Concept Tested: Classical AI Hardware


10. Design a brief investment recommendation for a technology fund manager who currently allocates 65% of their quantum budget to quantum computing. What reallocation would you propose and what is the key argument?

  1. Increase to 80% quantum computing allocation because higher investment accelerates breakthroughs
  2. Maintain the current allocation but add hedging instruments against quantum computing failure
  3. Reallocate to roughly 35% quantum sensing, 30% classical AI, 10-15% QKD, 10-15% adjacent tech, and 5-10% quantum computing, because the current allocation invests most heavily in the category with the worst risk-adjusted return
  4. Move 100% to classical AI hardware because quantum technologies have no commercial future
Show Answer

The correct answer is C. The current 65% allocation to quantum computing concentrates capital in the highest-risk, most negative expected-value category.
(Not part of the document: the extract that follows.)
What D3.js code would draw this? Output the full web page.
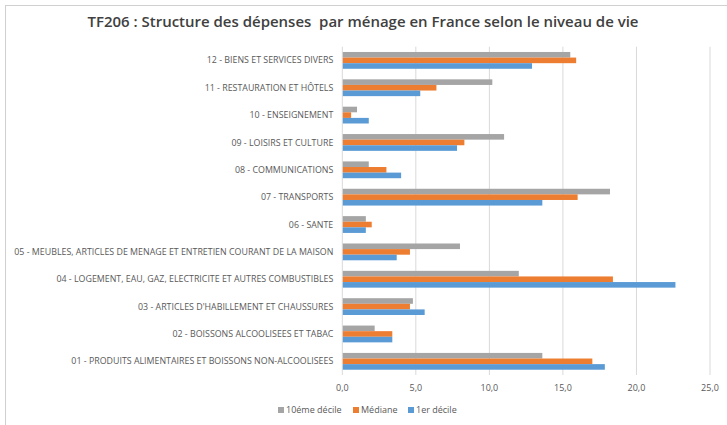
<!DOCTYPE html>
<html>
<head>
<meta charset="utf-8">
<script src="https://cdn.jsdelivr.net/npm/d3@7"></script>
<style>
  html, body { margin: 0; padding: 0; background: #fff; }
  svg text { font-family: "Open Sans", "Noto Sans", sans-serif; }
</style>
</head>
<body>
<svg id="chart" width="727" height="425"></svg>
<script>
// categories, top to bottom as drawn
var categories = [
  "12 - BIENS ET SERVICES DIVERS",
  "11 - RESTAURATION ET HÔTELS",
  "10 - ENSEIGNEMENT",
  "09 - LOISIRS ET CULTURE",
  "08 - COMMUNICATIONS",
  "07 - TRANSPORTS",
  "06 - SANTE",
  "05 - MEUBLES, ARTICLES DE MENAGE ET ENTRETIEN COURANT DE LA MAISON",
  "04 - LOGEMENT, EAU, GAZ, ELECTRICITE ET AUTRES COMBUSTIBLES",
  "03 - ARTICLES D'HABILLEMENT ET CHAUSSURES",
  "02 - BOISSONS ALCOOLISEES ET TABAC",
  "01 - PRODUITS ALIMENTAIRES ET BOISSONS NON-ALCOOLISEES"
];

var decile10 = [15.5, 10.2, 1.0, 11.0, 1.8, 18.2, 1.6, 8.0, 12.0, 4.8, 2.2, 13.6];
var mediane  = [15.9, 6.4, 0.6, 8.3, 3.0, 16.0, 2.0, 4.6, 18.4, 4.6, 3.4, 17.0];
var decile1  = [12.9, 5.3, 1.8, 7.8, 4.0, 13.6, 1.6, 3.7, 22.65, 5.6, 3.4, 17.85];

var seriesNames = ["10éme décile", "Médiane", "1er décile"];
var seriesColors = ["#a5a5a5", "#ed7d31", "#5b9bd5"];
var xTicks = [0, 5, 10, 15, 20, 25];

var title = "TF206 : Structure des dépenses\u00a0 par ménage en France selon le niveau de vie";

var svg = d3.select("#chart");
var margin = { top: 46.7, left: 342.3, right: 17, bottom: 50 };
var width = 710 - margin.left;
var height = 375 - margin.top;

// chart frame
svg.append("rect")
  .attr("x", 5.5).attr("y", 5.5)
  .attr("width", 740).attr("height", 440)
  .attr("fill", "#fff")
  .attr("stroke", "#d0d0d0");

svg.append("text")
  .attr("x", 363).attr("y", 27)
  .attr("text-anchor", "middle")
  .attr("font-size", "14.5px")
  .attr("font-weight", "600")
  .attr("fill", "#404040")
  .attr("textLength", 551)
  .attr("lengthAdjust", "spacingAndGlyphs")
  .text(title);

var x = d3.scaleLinear().domain([0, 25]).range([0, width]);
var y = d3.scaleBand().domain(categories).range([0, height]);
var inner = d3.scaleBand().domain(seriesNames).range([0, 16.8]);

var g = svg.append("g")
  .attr("transform", "translate(" + margin.left + "," + margin.top + ")");

// gridlines
g.selectAll(".grid")
  .data(xTicks.slice(1))
  .enter().append("line")
  .attr("x1", function (d) { return x(d); })
  .attr("x2", function (d) { return x(d); })
  .attr("y1", 0).attr("y2", height)
  .attr("stroke", "#d9d9d9");

// bars
var series = [decile10, mediane, decile1];
series.forEach(function (vals, si) {
  g.selectAll(".bar" + si)
    .data(vals)
    .enter().append("rect")
    .attr("x", 0)
    .attr("y", function (d, i) {
      return y(categories[i]) + y.bandwidth() / 2 - 8.4 + inner(seriesNames[si]);
    })
    .attr("width", function (d) { return x(d); })
    .attr("height", inner.bandwidth())
    .attr("fill", seriesColors[si]);
});

// vertical axis line
g.append("line")
  .attr("x1", 0).attr("x2", 0)
  .attr("y1", 0).attr("y2", height)
  .attr("stroke", "#d9d9d9");

// category labels
g.selectAll(".cat")
  .data(categories)
  .enter().append("text")
  .attr("x", -9)
  .attr("y", function (d) { return y(d) + y.bandwidth() / 2; })
  .attr("dy", "0.35em")
  .attr("text-anchor", "end")
  .attr("font-size", "8.85px")
  .attr("fill", "#595959")
  .text(function (d) { return d; });

// x tick labels
var fmt = function (d) { return d3.format(".1f")(d).replace(".", ","); };
g.selectAll(".tick")
  .data(xTicks)
  .enter().append("text")
  .attr("x", function (d) { return x(d); })
  .attr("y", height + 16)
  .attr("text-anchor", "middle")
  .attr("font-size", "9px")
  .attr("fill", "#595959")
  .text(fmt);

// legend
var legendX = [278, 353, 408];
var legend = svg.selectAll(".leg")
  .data(seriesNames)
  .enter().append("g")
  .attr("transform", function (d, i) { return "translate(" + legendX[i] + ",410)"; });
legend.append("rect")
  .attr("x", 0).attr("y", -3)
  .attr("width", 6).attr("height", 6)
  .attr("fill", function (d, i) { return seriesColors[i]; });
legend.append("text")
  .attr("x", 8).attr("y", 0)
  .attr("dy", "0.35em")
  .attr("font-size", "9px")
  .attr("fill", "#595959")
  .text(function (d) { return d; });
</script>
</body>
</html>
A rational reallocation shifts the majority to technologies with demonstrated commercial returns: quantum sensing (35%) generates billions in annual revenue, classical AI hardware (30%) has proven massive returns, QKD (10-15%) serves real security needs, and adjacent tech (10-15%) provides diversification. Quantum computing retains 5-10% as a speculative position. The key argument is opportunity cost: every dollar in speculative quantum computing is a dollar not earning 25-30% returns in proven alternatives.